前回の場合は津軽弁で仕方ないけれど、普通東北から出て5年くらいになると、標準語を話すんじゃないかなあ。もともとの訛りがきついので東北の人ってあえてきっちり矯正する気がします。逆に茨城あたりの人の方が訛りが直らない。関西の人は直すつもりもない。そんな気がします。

>1964年迄は進めてしまったから…どうなるんでしょうね。

こういう風に昭和39年まで飛んでしまったので、戻るのはかなり難しいですね。この映画をつくる時三部作で終わるつもりだったでしょう。あえて35年の安保闘争のころの日本にしておく手もあってもいい気がしますけど、あとのまつりでしょう。

>キャラクターの時系列はこだわられておらず、前の回で亡くなった人物が普通に登場したりしてるそうです。

最近はまったく見なくなりましたが、昔はお世話になりました。もともと時系列というわけではない漫画ですから、「サザエさん」と一緒で三丁目の人物が成長しないわけですからね。
でもこのように時系列にしてしまうと、吉岡君が昔出ていた寅さんのようにずっと連続でとはいかない。人気が出て困っているのは制作サイドでしょう。

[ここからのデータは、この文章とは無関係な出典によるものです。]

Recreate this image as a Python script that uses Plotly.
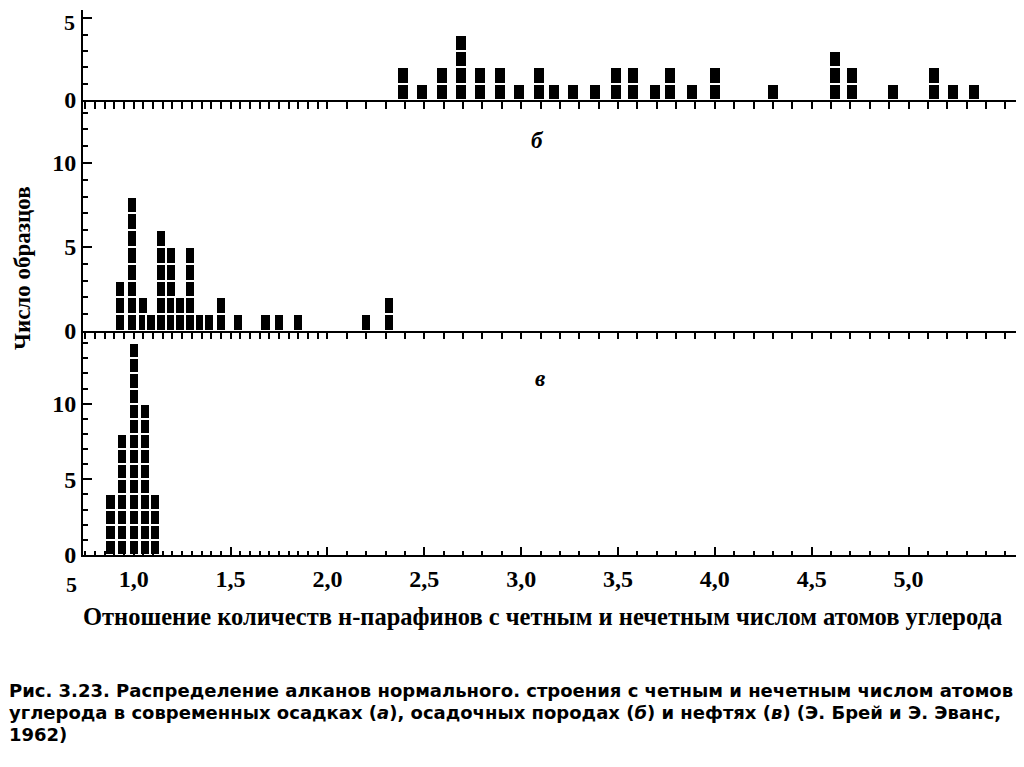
import numpy as np
import plotly.graph_objects as go

# --- data -----------------------------------------------------------------
# (а) modern sediments
a_ratio = [2.39, 2.49, 2.59, 2.69, 2.79, 2.89, 2.99, 3.09, 3.17, 3.27, 3.38, 3.49,
           3.58, 3.69, 3.77, 3.88, 4.00, 4.30, 4.62, 4.71, 4.92, 5.13, 5.23, 5.34]
a_count = [2, 1, 2, 4, 2, 2, 1, 2, 1, 1, 1, 2, 2, 1, 2, 1, 2, 1, 3, 2, 1, 2, 1, 1]
# (б) sedimentary rocks
b_ratio = [0.93, 0.99, 1.05, 1.09, 1.14, 1.19, 1.24, 1.29, 1.34, 1.39, 1.45, 1.54,
           1.68, 1.75, 1.85, 2.20, 2.32]
b_count = [3, 8, 2, 1, 6, 5, 2, 5, 1, 1, 2, 1, 1, 1, 1, 1, 2]
# (в) oils
c_ratio = [0.88, 0.94, 1.00, 1.06, 1.11]
c_count = [4, 8, 14, 10, 4]

x_major = [1.0, 1.5, 2.0, 2.5, 3.0, 3.5, 4.0, 4.5, 5.0]
x_major_text = ["1,0", "1,5", "2,0", "2,5", "3,0", "3,5", "4,0", "4,5", "5,0"]
x_minor = list(np.round(np.arange(0.75, 2.001, 0.05), 2)) + list(np.round(np.arange(2.1, 5.51, 0.1), 2))

y_label = "Число образцов"
x_title = "Отношение количеств н-парафинов с четным и нечетным числом атомов углерода"
caption = [
    "Рис. 3.23. Распределение алканов нормального. строения с четным и нечетным числом атомов",
    "углерода в современных осадках (<i>а</i>), осадочных породах (<i>б</i>) и нефтях (<i>в</i>) (Э. Брей и Э. Эванс,",
    "1962)",
]

SERIF = "Liberation Serif"
CAPFONT = "DejaVu Sans"


def blocks(ratios, counts):
    xs, bases = [], []
    for r, c in zip(ratios, counts):
        for k in range(c):
            xs.append(r)
            bases.append(k)
    return xs, bases


fig = go.Figure()
for ratios, counts, xa, ya, w in [
    (a_ratio, a_count, "x3", "y3", 0.062),
    (b_ratio, b_count, "x2", "y2", 0.052),
    (c_ratio, c_count, "x", "y", 0.052),
]:
    xs, bases = blocks(ratios, counts)
    fig.add_trace(go.Bar(
        x=xs, y=[1] * len(xs), base=bases, width=w,
        marker=dict(color="black", line=dict(color="white", width=2)),
        xaxis=xa, yaxis=ya, showlegend=False, hoverinfo="skip",
    ))

# page body has an 8px margin; work in reference-pixel coordinates
OFF = 8
W, H = 1024 - OFF, 767 - OFF
RL, RR, RT, RB = 83, 1017, 10, 555
pw, ph = RR - RL, RB - RT


def py(pix):  # reference pixel row -> paper y
    return (RB - pix) / ph


def px(pix):  # reference pixel column -> paper x
    return (pix - RL) / pw


xrange = [0.738, 5.56]
axis_common = dict(showline=True, linecolor="black", linewidth=2, showgrid=False,
                   zeroline=False, tickcolor="black", tickwidth=2)
yfont = dict(family=SERIF, size=24, color="black", weight="bold")
yminor = dict(dtick=1, ticks="inside", ticklen=5, tickcolor="black", tickwidth=1.5)

fig.update_layout(
    width=W, height=H,
    margin=dict(l=RL - OFF, r=W - (RR - OFF), t=RT - OFF, b=H - (RB - OFF)),
    paper_bgcolor="white", plot_bgcolor="white",
    barmode="overlay", bargap=0,
    xaxis=dict(**axis_common, range=xrange, anchor="y", tickmode="array",
               tickvals=x_major, ticktext=x_major_text, ticks="inside", ticklen=8,
               ticklabelstandoff=1,
               tickfont=dict(family=SERIF, size=24, color="black", weight="bold"),
               minor=dict(tickmode="array", tickvals=x_minor, ticks="inside",
                          ticklen=4, tickwidth=1.5, tickcolor="black")),
    xaxis2=dict(**axis_common, range=xrange, anchor="y2", matches="x",
                tickmode="array", tickvals=x_minor, ticks="outside", ticklen=6,
                showticklabels=False),
    xaxis3=dict(**axis_common, range=xrange, anchor="y3", matches="x",
                tickmode="array", tickvals=x_minor, ticks="outside", ticklen=7,
                showticklabels=False),
    yaxis=dict(**axis_common, domain=[0, py(331)], range=[0, 14.8], anchor="x",
               tickmode="array", tickvals=[0, 5, 10], ticks="inside", ticklen=9,
               mirror=True, tickfont=yfont, minor=yminor),
    yaxis2=dict(**axis_common, domain=[py(331), py(100)], range=[0, 13.75], anchor="x2",
                tickmode="array", tickvals=[0, 5, 10], ticks="inside", ticklen=9,
                mirror=True, tickfont=yfont, minor=yminor),
    yaxis3=dict(**axis_common, domain=[py(100), 1], range=[0, 5.5], anchor="x3",
                tickmode="array", tickvals=[0, 5], ticktext=["0", ""], ticks="inside", ticklen=9,
                mirror=True, tickfont=yfont, minor=yminor),
)

ann = []


def add_text(text, x, y, size, xanchor="center", yanchor="middle", angle=0, family=SERIF, weight=None):
    f = dict(family=family, size=size, color="black")
    if weight:
        f["weight"] = weight
    ann.append(dict(text=text, x=px(x), y=py(y), xref="paper", yref="paper",
                    xanchor=xanchor, yanchor=yanchor, textangle=angle,
                    showarrow=False, font=f))


# leftmost x label and the top panel's "5" label
add_text("5", 71, 584, 22, weight="bold")
add_text("5", 77, 22, 22, xanchor="right", weight="bold")
# panel letters
add_text("<b><i>б</i></b>", 537, 140, 23)
add_text("<b><i>в</i></b>", 540, 378, 23)
# axis titles
add_text("<b>" + y_label + "</b>", 22, 268, 23, angle=-90)
add_text("<b>" + x_title + "</b>", 542, 616, 24.5)
# caption
for line, yy in zip(caption, [690, 712, 734]):
    add_text("<b>" + line + "</b>", 7, yy, 18, xanchor="left", family=CAPFONT)

fig.update_layout(annotations=ann)

fig.write_html("out.html")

>結婚式の日、黒留袖を着た薬師丸ひろ子の襟元がとてもきになりました。

着物に関心なく、これはまったく理解不能です。

>私は時間の都合で待ちのない2Dで観たのですが身体が掬われる様に錯覚しました。

僕も2Dでみました。3Dの必要性をまったく感じなかったので。。でもそれでよかったと思っています。

>ラストの高層ビルのない当時の東京、関東平野の向こうにうっすら富士山もみえて

今朝自分の席の後ろから、高層ビル群の向こうに富士山きれいに見えましたよ。月曜日は日曜日明けでわりと空気がきれいで見えるのかもしれませんね。
どんな映画でも昭和39年を隔てて、現代劇は大きく変わります。旧特急「こだま」から超特急「ひかり」に変わるだけで、鉄道のホームの光景が大きく変わります。これって割と重要なポイントです。どっちがいいかと言われると、個人的には昔の方が好きです。

コメントありがとうございます。
涙が出て止まらないなんて実はそんなにありません。1作目が一番泣けて、次が3作目かな?このころの東京って今よりももっとどんくさいけれど、好きですね。だから昔の成瀬巳喜男や小津安二郎の作品そしてクレイジー映画や若大将映画が好きなのかもしれません。
でもこれらを見てもなくことはありません。
やっぱりこのシリーズ凄いのかもしれません。

またよろしくお願いします。
返信する
・・・なるほど、そうですね。 (paceola)
2012-02-21 12:31:43
メッセージありがとうございます。

方言についてのご意見、伺ってみるとそうですね、六子がまるで関西人のような扱いですね。
感心してしまいました。

ほんと関西の人はよほど大企業で必要性を本人が認めない限り 直しませんね。
そぅ!と、うなづきながらお読みしました。

ひとりで観た映画はこの様に感想を交換しあう相手があることで観た映画に奥行きがうまれて深くなります。ありがとうございます。